被介護者が涎掛け1を自分の首に取り付けるときは以下の手順で行われる。
(a) 一方の手(不自由でない方の手)で紐ストッパ4を保持し、ロック解除ボタン42を押し込んだ状態で布2を上下に振り、紐3の輪を最大サイズにする。
(b) このとき、紐3に吊り下げられた布2が縦方向に二つに折り畳まれ、布2の上部の紐通し穴21の部分がV字状に屈曲するので、この屈曲部Qに自己の顎を引っ掛け、その状態で紐ストッパ4を保持している手を頭の上方を移動するように後方に移動させる。
(c) 紐ストッパ4を保持している手の移動によって紐3の輪が頭部を潜ると、その後紐3の輪に頭部が完全に抜けるまでその手を下方に移動させる。
(d) 紐ストッパ4を保持している手を胸の前方に移動させ、他方の手に紐保持部材5を係止させるか、他方の手を隙間部分Rの輪に挿入するかして紐3の先端部を固定する。
(e) 紐3の先端部を固定し、ロック解除ボタン42を押し込んだ状態で紐ストッパ4を首側に移動させて適当な位置でロックした後、胸を覆う位置に布2を移動させて涎掛け1の取付け作業を終了する。
被介護者が涎掛け1を自分の首から取り外すときは以下の手順で行われる。
(a) 紐3の先端部を胸の前に持ってきて、一方の手(不自由な方の手)を紐保持部材5に係止させるか、隙間部分Rの輪に挿入するかした後、その手を胸の前方に移動させて紐3を直線状に張る。

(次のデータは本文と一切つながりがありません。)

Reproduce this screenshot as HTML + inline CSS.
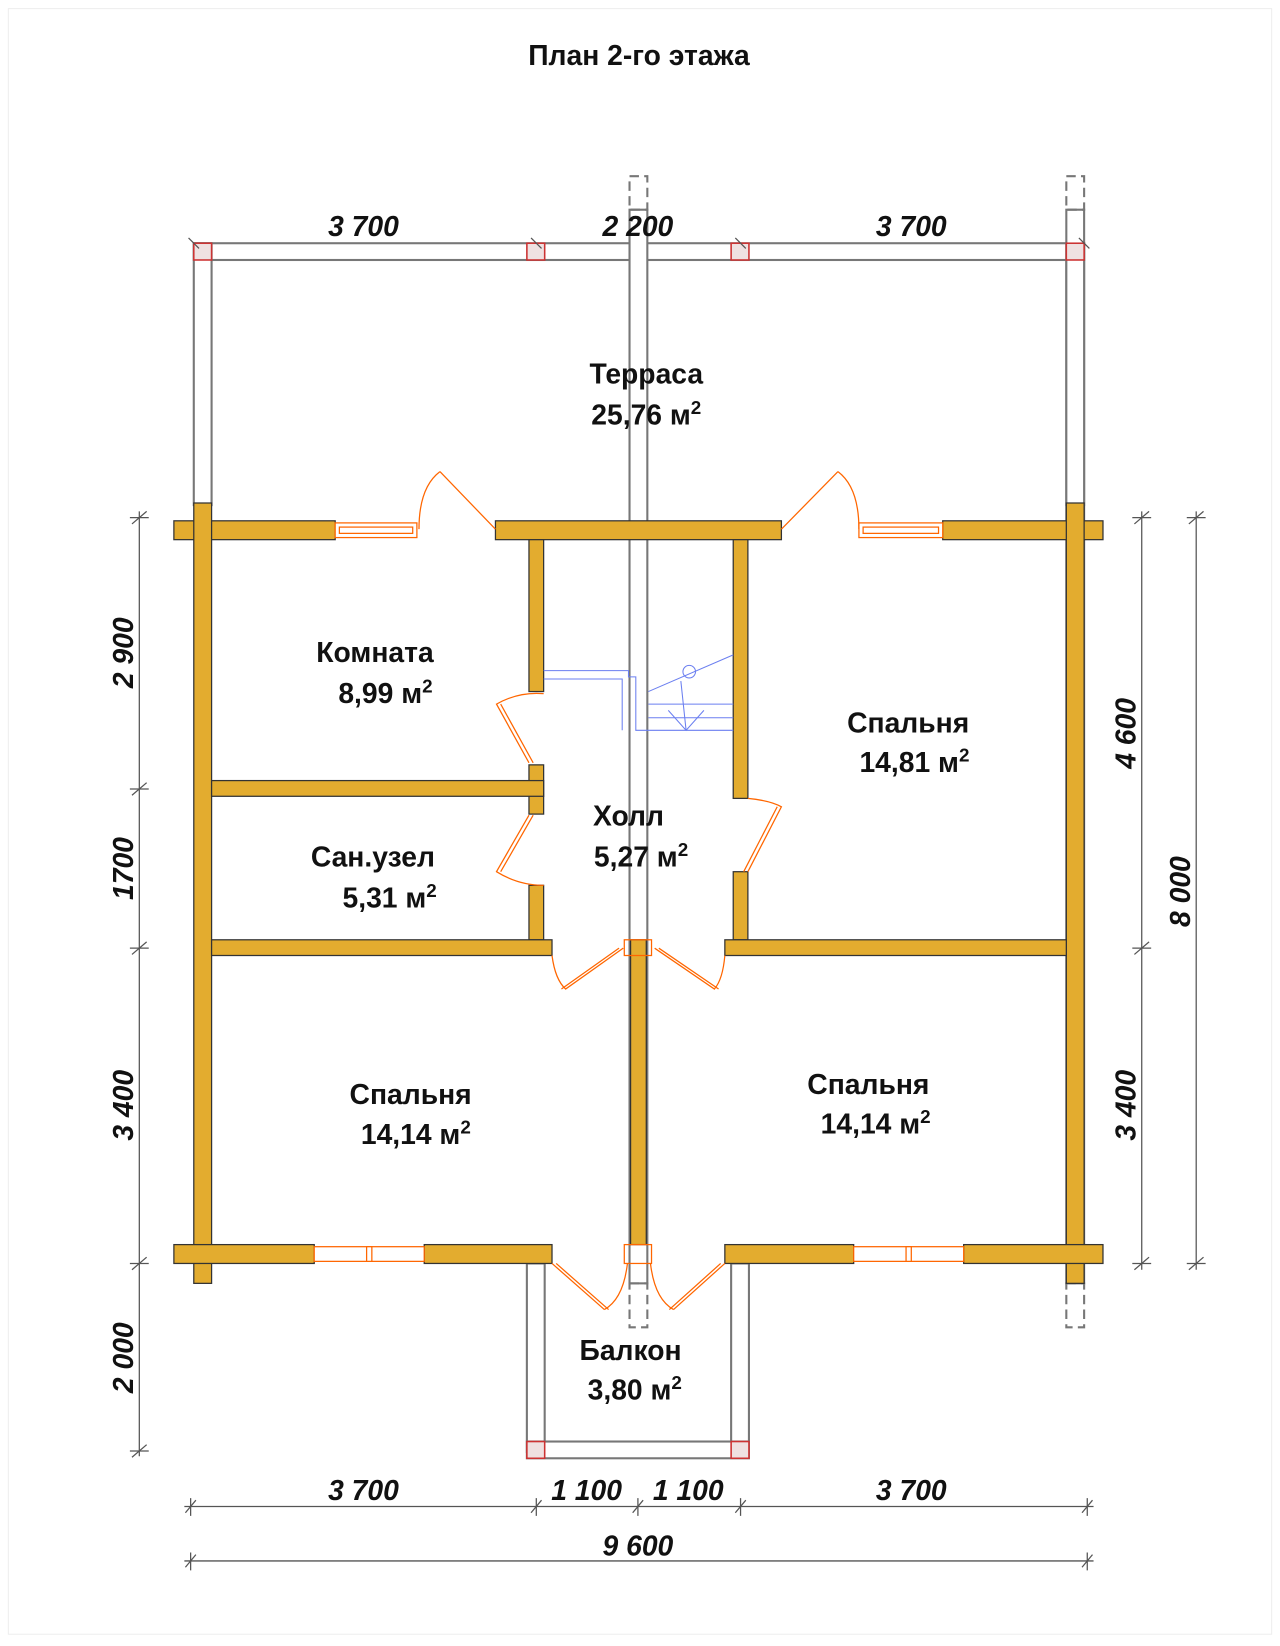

(b) 他方の手で紐ストッパ4のロック解除ボタン42を押し込み、その状態で紐ストッパ4を紐3の規制部3の位置まで移動させる。
(c) 紐保持部材5または隙間部分Rで紐3を固定していた一方の手を外し、紐ストッパ4を保持している手を首の後ろに移動させ、その後上方に移動させた後、頭の上方を前側に紐3の輪から頭部が抜けるまで移動させて涎掛け1の取外し作業を終了する。
なお、上記説明では、被介護者が一人で自分の体に涎掛け1を装着脱する場合について説明したが、介護者が被介護者に涎掛け1を装着脱する場合も同様の方法で簡単に涎掛け1を被介護者に取り付けたり、取り外したりできることはいうまでもない。また、本発明に係る涎掛け1を3歳〜7歳の幼児用涎掛けに適用にしてもよい。